LIR depends on platform, taking into account our simple example with and operation, and specifying our platform as x86, then our code snippet will be:

x86_and v1 v0 -> v1
x86_move v1 -> v2

because and operation takes two operands, first one is destination, another one is source, and then we put the result value to another "variable". Next stage is "register allocation", because x86 platform (and probably most others) work with registers, and not variables (like intermediate representation), nor stack (like bytecode). Here our code snippet should be like the following:

x86_and eax ecx -> eax

and here you can notice absence of a "move" operation. Our code contained only one line and JVM figured out that creating a new virtual variable was not neede; we can just reuse the eax register. If code is big enough, having many variables and working with them intensive (e.g. using eax somewhere below, so we can't change its value), then you will see move operation left in machine code. That's again about optimization :)

That was JIT flow, but depending on VM implementation there can be one more step - if code was compiled (being "hot"), and still executed many many times, JVM schedules optimization of that code (e.g. using inlining).

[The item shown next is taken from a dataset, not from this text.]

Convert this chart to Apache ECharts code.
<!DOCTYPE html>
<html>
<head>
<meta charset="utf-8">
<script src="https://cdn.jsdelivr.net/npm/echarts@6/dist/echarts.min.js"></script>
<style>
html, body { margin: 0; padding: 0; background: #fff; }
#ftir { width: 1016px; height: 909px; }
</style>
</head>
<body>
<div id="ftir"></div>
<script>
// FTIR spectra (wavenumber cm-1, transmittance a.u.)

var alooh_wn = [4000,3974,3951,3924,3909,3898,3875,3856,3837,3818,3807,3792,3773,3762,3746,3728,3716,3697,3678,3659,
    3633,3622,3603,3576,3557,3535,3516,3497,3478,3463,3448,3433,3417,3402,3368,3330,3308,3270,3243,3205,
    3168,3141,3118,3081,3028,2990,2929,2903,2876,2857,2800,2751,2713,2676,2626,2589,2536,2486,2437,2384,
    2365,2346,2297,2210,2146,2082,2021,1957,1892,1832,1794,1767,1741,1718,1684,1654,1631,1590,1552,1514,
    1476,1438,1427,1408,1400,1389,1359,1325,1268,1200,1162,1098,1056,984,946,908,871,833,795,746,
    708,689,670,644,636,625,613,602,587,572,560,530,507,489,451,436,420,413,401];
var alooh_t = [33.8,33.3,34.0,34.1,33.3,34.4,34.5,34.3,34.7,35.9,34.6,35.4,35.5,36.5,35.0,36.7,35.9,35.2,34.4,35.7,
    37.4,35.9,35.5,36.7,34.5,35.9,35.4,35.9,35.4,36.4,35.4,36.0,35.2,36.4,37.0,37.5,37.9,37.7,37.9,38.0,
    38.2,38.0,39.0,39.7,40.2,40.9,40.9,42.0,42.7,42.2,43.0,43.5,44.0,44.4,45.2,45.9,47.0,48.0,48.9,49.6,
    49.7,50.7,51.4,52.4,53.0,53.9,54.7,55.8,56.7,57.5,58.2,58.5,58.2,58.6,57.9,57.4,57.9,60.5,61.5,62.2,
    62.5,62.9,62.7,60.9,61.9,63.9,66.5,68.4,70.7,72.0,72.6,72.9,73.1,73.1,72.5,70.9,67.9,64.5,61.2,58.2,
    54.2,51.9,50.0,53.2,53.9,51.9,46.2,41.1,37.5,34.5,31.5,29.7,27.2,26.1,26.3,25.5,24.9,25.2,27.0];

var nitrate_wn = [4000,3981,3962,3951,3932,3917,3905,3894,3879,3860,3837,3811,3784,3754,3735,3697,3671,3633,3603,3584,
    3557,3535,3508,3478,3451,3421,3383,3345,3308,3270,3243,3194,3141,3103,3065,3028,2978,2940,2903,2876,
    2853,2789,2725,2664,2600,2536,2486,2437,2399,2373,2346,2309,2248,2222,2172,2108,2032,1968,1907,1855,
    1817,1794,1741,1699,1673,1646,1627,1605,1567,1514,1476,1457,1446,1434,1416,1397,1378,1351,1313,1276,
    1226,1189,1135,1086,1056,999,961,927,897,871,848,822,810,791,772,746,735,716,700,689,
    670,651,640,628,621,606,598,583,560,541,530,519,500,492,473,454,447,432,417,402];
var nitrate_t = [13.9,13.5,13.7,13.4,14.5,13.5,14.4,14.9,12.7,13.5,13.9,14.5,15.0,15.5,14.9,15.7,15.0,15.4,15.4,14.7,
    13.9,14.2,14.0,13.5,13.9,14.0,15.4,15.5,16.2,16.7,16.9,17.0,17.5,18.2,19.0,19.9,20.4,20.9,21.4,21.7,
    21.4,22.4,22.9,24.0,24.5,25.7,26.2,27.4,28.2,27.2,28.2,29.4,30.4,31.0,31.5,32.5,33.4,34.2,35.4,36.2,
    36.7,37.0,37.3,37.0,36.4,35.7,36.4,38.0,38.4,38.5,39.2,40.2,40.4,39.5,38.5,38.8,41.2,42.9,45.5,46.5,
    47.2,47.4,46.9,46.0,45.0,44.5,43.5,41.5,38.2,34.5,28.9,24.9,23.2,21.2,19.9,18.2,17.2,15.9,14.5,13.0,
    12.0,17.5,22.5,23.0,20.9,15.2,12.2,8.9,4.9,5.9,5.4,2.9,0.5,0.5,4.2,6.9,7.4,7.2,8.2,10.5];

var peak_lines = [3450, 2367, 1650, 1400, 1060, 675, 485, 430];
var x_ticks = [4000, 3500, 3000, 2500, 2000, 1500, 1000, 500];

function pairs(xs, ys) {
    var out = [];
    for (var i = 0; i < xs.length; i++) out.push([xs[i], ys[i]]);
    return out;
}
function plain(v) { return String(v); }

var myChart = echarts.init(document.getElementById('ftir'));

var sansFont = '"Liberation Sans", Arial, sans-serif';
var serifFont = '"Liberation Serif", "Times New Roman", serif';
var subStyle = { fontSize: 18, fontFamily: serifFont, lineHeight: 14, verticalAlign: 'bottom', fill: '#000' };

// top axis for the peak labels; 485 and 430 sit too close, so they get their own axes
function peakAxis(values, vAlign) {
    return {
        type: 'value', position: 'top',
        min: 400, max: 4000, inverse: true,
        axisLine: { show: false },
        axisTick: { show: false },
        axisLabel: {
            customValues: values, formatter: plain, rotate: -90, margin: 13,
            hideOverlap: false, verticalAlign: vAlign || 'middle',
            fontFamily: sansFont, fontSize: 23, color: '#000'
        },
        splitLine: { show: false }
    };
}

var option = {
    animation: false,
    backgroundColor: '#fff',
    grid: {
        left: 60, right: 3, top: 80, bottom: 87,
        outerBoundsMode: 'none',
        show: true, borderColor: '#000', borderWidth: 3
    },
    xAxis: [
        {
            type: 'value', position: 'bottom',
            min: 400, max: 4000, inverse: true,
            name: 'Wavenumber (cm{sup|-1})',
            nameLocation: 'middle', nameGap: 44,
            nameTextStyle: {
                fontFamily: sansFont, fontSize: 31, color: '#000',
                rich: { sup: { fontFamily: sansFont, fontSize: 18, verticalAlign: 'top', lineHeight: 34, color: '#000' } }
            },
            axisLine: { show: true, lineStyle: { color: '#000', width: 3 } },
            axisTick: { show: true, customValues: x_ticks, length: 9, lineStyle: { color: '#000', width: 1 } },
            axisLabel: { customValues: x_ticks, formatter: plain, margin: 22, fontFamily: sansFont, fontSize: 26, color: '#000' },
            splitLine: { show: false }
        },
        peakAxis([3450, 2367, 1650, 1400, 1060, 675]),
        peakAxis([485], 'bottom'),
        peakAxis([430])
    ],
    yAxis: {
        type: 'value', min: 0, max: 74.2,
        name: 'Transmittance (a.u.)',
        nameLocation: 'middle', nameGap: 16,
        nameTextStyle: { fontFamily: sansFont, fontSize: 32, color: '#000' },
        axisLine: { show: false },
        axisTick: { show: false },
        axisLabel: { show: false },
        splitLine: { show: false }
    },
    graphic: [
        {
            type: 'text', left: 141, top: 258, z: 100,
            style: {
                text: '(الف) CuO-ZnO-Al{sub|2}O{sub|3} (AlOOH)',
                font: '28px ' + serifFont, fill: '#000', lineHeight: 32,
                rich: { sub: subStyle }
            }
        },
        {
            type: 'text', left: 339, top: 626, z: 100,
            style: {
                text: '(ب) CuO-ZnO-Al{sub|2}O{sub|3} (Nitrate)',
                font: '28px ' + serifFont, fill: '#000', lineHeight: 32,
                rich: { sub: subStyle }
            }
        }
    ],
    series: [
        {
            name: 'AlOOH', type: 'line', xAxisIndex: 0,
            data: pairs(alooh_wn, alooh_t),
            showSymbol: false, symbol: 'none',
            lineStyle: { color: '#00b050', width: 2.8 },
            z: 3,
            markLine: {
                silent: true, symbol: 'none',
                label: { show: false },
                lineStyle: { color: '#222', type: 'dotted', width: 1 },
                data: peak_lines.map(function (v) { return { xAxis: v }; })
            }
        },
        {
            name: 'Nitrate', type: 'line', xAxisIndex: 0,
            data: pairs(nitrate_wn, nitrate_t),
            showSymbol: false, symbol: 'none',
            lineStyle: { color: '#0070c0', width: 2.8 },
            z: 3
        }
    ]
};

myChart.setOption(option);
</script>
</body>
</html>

Well, conclusion is that the path from bytecode to machine code is quite interesting, a bit unforeseeable, and depends on many many things.

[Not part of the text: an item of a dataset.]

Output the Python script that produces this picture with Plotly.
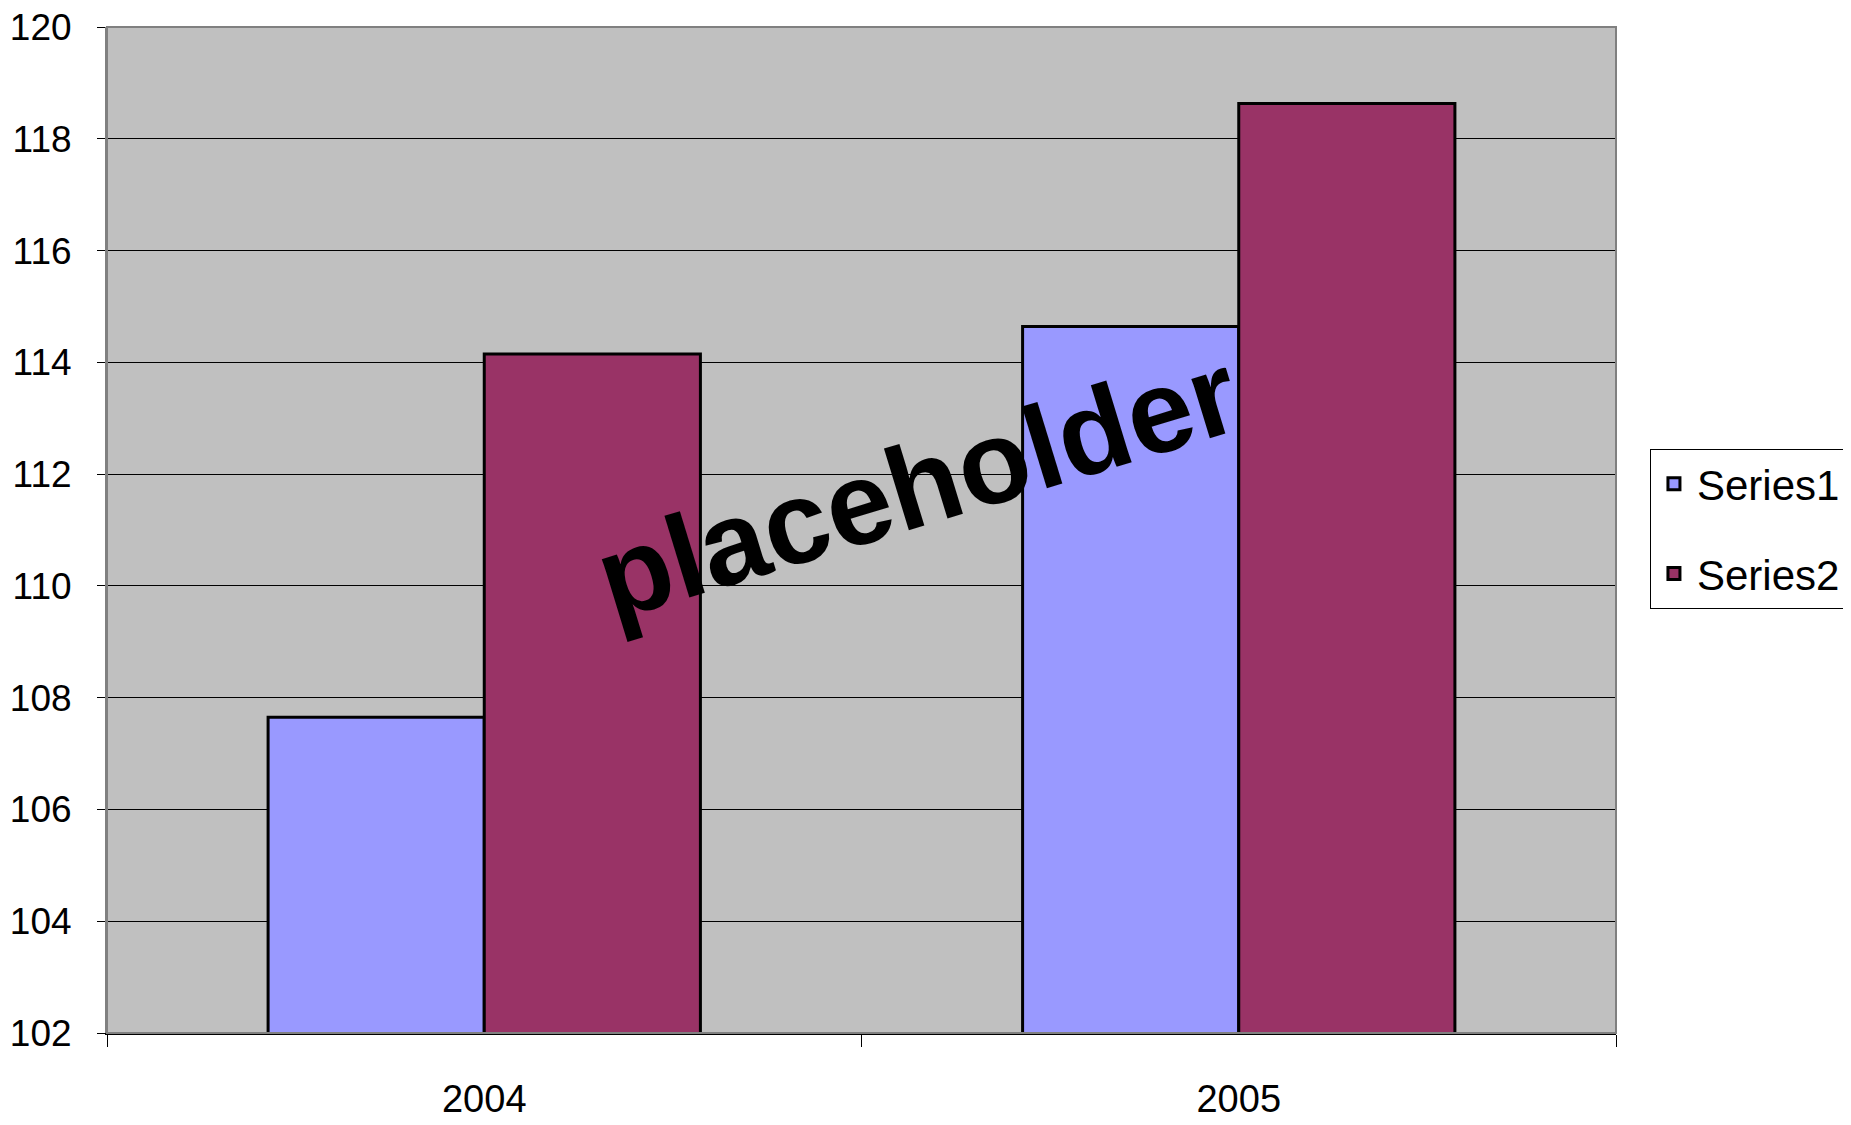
import plotly.graph_objects as go

categories = ["2004", "2005"]
series1 = [107.65, 114.64]
series2 = [114.15, 118.63]
series_names = ["Series1", "Series2"]
y_ticks = [102, 104, 106, 108, 110, 112, 114, 116, 118, 120]
watermark = "placeholder"

FONT = "Liberation Sans, Arial, sans-serif"

fig = go.Figure()
fig.add_trace(go.Bar(x=categories, y=series1, name=series_names[0], legendgroup="a",
                     marker=dict(color="#9999FF", line=dict(color="black", width=3))))
fig.add_trace(go.Bar(x=categories, y=series2, name=series_names[1], legendgroup="b",
                     marker=dict(color="#993366", line=dict(color="black", width=3))))

fig.add_annotation(x=0.537, y=0.545, xref="paper", yref="paper", text="<b>" + watermark + "</b>",
                   showarrow=False, textangle=-17,
                   font=dict(family=FONT, size=118, color="black"))

fig.update_layout(
    width=1851, height=1125,
    margin=dict(l=99, r=243, t=19, b=100, autoexpand=False),
    paper_bgcolor="white", plot_bgcolor="#C0C0C0",
    barmode="group", bargap=0.427, bargroupgap=0,
    font=dict(family=FONT, size=37, color="black"),
    showlegend=True,
    legend=dict(x=1.0225, y=0.5805, xanchor="left", yanchor="top",
                bgcolor="white", bordercolor="black", borderwidth=1,
                font=dict(family=FONT, size=42, color="black"),
                traceorder="grouped", tracegroupgap=32, itemwidth=36),
    xaxis=dict(type="category", tickson="boundaries", ticks="outside", ticklen=12,
               tickcolor="black", tickwidth=1, showline=True, linecolor="black", linewidth=1.5,
               showgrid=False, ticklabelstandoff=32, automargin=False,
               ticklabeloverflow="allow", tickfont=dict(family=FONT, size=38)),
    yaxis=dict(range=[102, 120], tickvals=y_ticks, ticks="outside", ticklen=8,
               tickcolor="black", tickwidth=1, showline=True, linecolor="#808080", linewidth=2,
               showgrid=True, gridcolor="black", gridwidth=1, zeroline=False,
               ticklabelstandoff=18, automargin=False, ticklabeloverflow="allow",
               tickfont=dict(family=FONT, size=37)),
)
fig.add_shape(type="rect", xref="paper", yref="paper", x0=0, y0=0, x1=1, y1=1,
              line=dict(color="#808080", width=2), layer="above")

fig.write_html("out.html")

btw, the described above process is called "Mixed mode interpretation" (when JVM first interprets bytecode, and then uses JIT compilation), example of such JVM is HotSpot. Some JVMs (like JRockit from Oracle) use JIT compilation only.

This was a very simple description of what is going on there. I hope that it helps to understand the flow inside JVM on a very high level, as well as targets the question about differences between bytecode and binary code. For references, and other issues not mentioned here and related to that topic, please read the similar topic "Why are compiled Java class files smaller than C compiled files?".

Also feel free to critique this answer, point me to mistakes or misunderstanding of mine, I'm always willing to improve my knowledge about JVM :)


There's no such thing as "machine-independent-bytecode" (it wouldn't make any sense if you think about it). Bytecode is only (for the purposes of this answer) used for things like virtual machines. VMs (such as the JVM) INTERPRET the bytecode and use some clever and complicated just-in-time compilation (which IS machine/platform-dependent) to give you the final product.

So in a sense, both of the answers are right and wrong. The Java compiler compiles code into Java bytecode (machine-independent). The *.class files the bytecode is located in are binary - they are executable, after all. The Virtual machine later interprets these binary *.class files (note: when describing files as binary, it's somewhat of a misnomer) and does various awesome stuff. More often than not, the JVM uses something called JIT (just-in-time compilation), which generates either platform-specific, or machine-specific instructions that speed up various parts of execution. JIT is another topic for another day, however.

Edit:

Java File (.java) -> [javac.exe] -> ByteCode File (.class) -> [JVM/Java Interpreter] -> Running it(by first converting it into binary code specific to the machine)

This is incorrect. The JVM doesn't "convert" anything. It simply interprets the bytecode. The only part of the JVM that "converts" bytecode is when the JIT compiler is invoked, which is a special case and should not be generalized.


Both C/C++ (to take as an example) and Java programs are compiled into Binary Code. This generic term just means that the new created file does not encode the instructions in a human-readable way. (i.e. You won't be able to open the compiled file in a text program and read it).

On the other hand, what the Binary 0's and 1's encode (or represent), depends on what the compiler generated. In the case of Java, it generates instructions called Bytecode, which are interpreted by the JVM. In other cases, for other languages, it may generate IA-32 or SPARC instructions.

In conclusion, the way the terms Binary code and Java bytecode are opposed to each other is misleading. The reason was to make the distinction between the normal binary code which is machine dependant, and the Java bytecode (also a binary code) which is not.


Answer i found today for above question:

Source: JLS

Loading refers to the process of finding the binary form of a class or interface type with a particular name, perhaps by computing it on the fly, but more typically by retrieving a binary representation previously computed from source code by a Java compiler, and constructing, from that binary form, a Class object to represent the class or interface.

The precise semantics of loading are given in Chapter 5 of The Java Virtual Machine Specification, Java SE 7 Edition. Here we present an overview of the process from the viewpoint of the Java programming language.

The binary format of a class or interface is normally the class file format described in The Java Virtual Machine Specification, Java SE 7 Edition cited above, but other formats are possible, provided they meet the requirements specified in §13.1. The method defineClass of class ClassLoader may be used to construct Class objects from binary representations in the class file format.